Aż dziwne, że do tej pory na blogu nie pojawił się przepis na spaghetti. Dziś nadszedł ten dzień, oto witariańskie spaghetti z cukinią i pomidorami.
Składniki- 3 pomidory
- cukinia
- makaron
- bazylia
- sól, pieprz, czosnek
Ore, ore pomidore
Zawsze mam problem z tym, żeby skonkretyzować ile używam danych składników. Robię to najczęściej na oko. I zawsze próbuję, czy rzeczywiście smak mi odpowiada.

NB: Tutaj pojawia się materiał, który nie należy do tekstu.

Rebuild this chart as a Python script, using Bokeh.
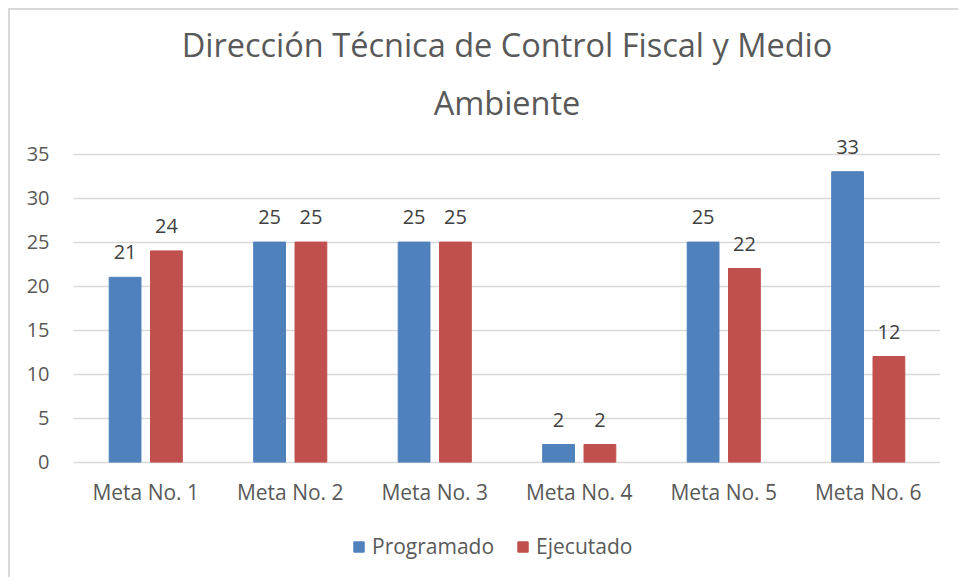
from bokeh.plotting import figure
from bokeh.models import (FactorRange, ColumnDataSource, FixedTicker, Title,
                          Legend, LegendItem, LabelSet, Range1d)
from bokeh.core.properties import value
from bokeh.transform import dodge
from bokeh.embed import file_html
from bokeh.resources import INLINE

categories = ["Meta No. 1", "Meta No. 2", "Meta No. 3", "Meta No. 4", "Meta No. 5", "Meta No. 6"]
programado = [21, 25, 25, 2, 25, 33]
ejecutado = [24, 25, 25, 2, 22, 12]
y_ticks = [0, 5, 10, 15, 20, 25, 30, 35]
title_lines = ["Dirección Técnica de Control Fiscal y Medio", "Ambiente"]
series_names = ["Programado", "Ejecutado"]

FONT = "Open Sans"
BLUE = "#4F81BD"
RED = "#C0504D"
GRAY = "#595959"

source = ColumnDataSource(data=dict(
    cat=categories,
    prog=programado,
    ejec=ejecutado,
    prog_txt=[str(v) for v in programado],
    ejec_txt=[str(v) for v in ejecutado],
))

p = figure(
    x_range=FactorRange(*categories, range_padding=0),
    y_range=Range1d(-13.34, 37),
    width=950, height=569,
    output_backend="svg", toolbar_location=None,
    min_border_left=63, min_border_right=20,
    min_border_bottom=0, min_border_top=126,
)
p.styles = {"margin-left": "8px", "margin-top": "8px",
            "border-left": "2px solid #D9D9D9", "border-top": "2px solid #D9D9D9"}
p.outline_line_color = None
p.background_fill_color = "white"
p.border_fill_color = "white"

# titles (first added is closest to the plot)
p.add_layout(Title(text=title_lines[1], align="center", text_font=FONT,
                   text_font_size="32.5px", text_font_style="normal",
                   text_line_height=1.475, text_color=GRAY, standoff=23), "above")
p.add_layout(Title(text=title_lines[0], align="center", text_font=FONT,
                   text_font_size="32.5px", text_font_style="normal",
                   text_line_height=1.475, text_color=GRAY, standoff=0), "above")

r1 = p.vbar(x=dodge("cat", -0.143, range=p.x_range), top="prog", width=0.22,
            source=source, fill_color=BLUE, line_color=BLUE)
r2 = p.vbar(x=dodge("cat", 0.143, range=p.x_range), top="ejec", width=0.22,
            source=source, fill_color=RED, line_color=RED)

for col, txt, off in (("prog", "prog_txt", -0.143), ("ejec", "ejec_txt", 0.143)):
    labels = LabelSet(x=dodge("cat", off, range=p.x_range), y=col, text=txt,
                      source=source, text_align="center",
                      text_baseline="alphabetic", y_offset=18,
                      text_font=value(FONT), text_font_size=value("20px"),
                      text_color="#404040")
    p.add_layout(labels)

p.yaxis.ticker = FixedTicker(ticks=y_ticks)
p.ygrid.ticker = FixedTicker(ticks=y_ticks)
p.ygrid.grid_line_color = "#D9D9D9"
p.ygrid.grid_line_width = 1.3
p.xgrid.grid_line_color = None
p.xaxis.fixed_location = 0

for ax in (p.xaxis, p.yaxis):
    ax.axis_line_color = None
    ax.major_tick_line_color = None
    ax.minor_tick_line_color = None
    ax.major_label_text_font = FONT
    ax.major_label_text_color = GRAY
p.yaxis.major_label_text_font_size = "20px"
p.xaxis.major_label_text_font_size = "21px"
p.yaxis.major_label_standoff = 18
p.xaxis.major_label_standoff = 10

legend = Legend(items=[LegendItem(label=series_names[0], renderers=[r1]),
                       LegendItem(label=series_names[1], renderers=[r2])],
                orientation="horizontal", location=(279, 19),
                label_text_font=FONT, label_text_font_size="21px",
                label_text_color=GRAY, glyph_width=13, glyph_height=13,
                label_standoff=7, spacing=22, border_line_color=None,
                background_fill_alpha=0, margin=0, padding=0)
p.add_layout(legend, "center")

open("out.html", "w").write(file_html(p, INLINE))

Wziąłem 3 duże pomidory i zalałem je wrzątkiem. Po zalaniu, ostudzeniu, obrałem ze skórki i pokroiłem na małe kawałki. Dodałem odrobinę oleju, soli, pieprzu i sporo czosnku. Dzięki temu powstała fajna, pomidorowa salsa.
Cukinia w paseczki
Jeżeli chodzi o cukinię, to sami widzicie, że pokroiłem ją na cieniutkie paseczki. Wstawiłem do lodowatej wody i odłożyłem do lodówki na jakieś 20 minut. Po 20 minutach odcedziłem cukinię i wymieszałem z salsą. Jeżeli nie przepadacie za surową cukinią, to proponuję przyprawić ziołami i wstawić na chwilę do piekarnika, albo przysmażyć troszeczkę na patelni.
W tzw. międzyczasie warto, żebyście ugotowali makaron, najlepiej ten spaghetti. Ugotowany makaron wystarczy wymieszać z sosem, dodać świeże liście bazylii. I gotowe!
Moja inspiracja
Nic dziwnego, że do zrobienia tej potrawy zainspirowała mnie Jadłonomia. Powtarzam to zawsze, dziewczyna niesamowicie łączy smaki i pokazała, że kuchnia roślinna jest kuchnią N O R M A L N Ą!
Jak dla mnie danie całkiem przyzwoite. Już mówiłem o tym, że latem muszę mieć lekkie posiłki, które nie będą dawały uczucia ciężkości i objedzenia. Myślę też, że zauważyliście po tym, co pojawia się u mnie na blogu od dłuższego czasu.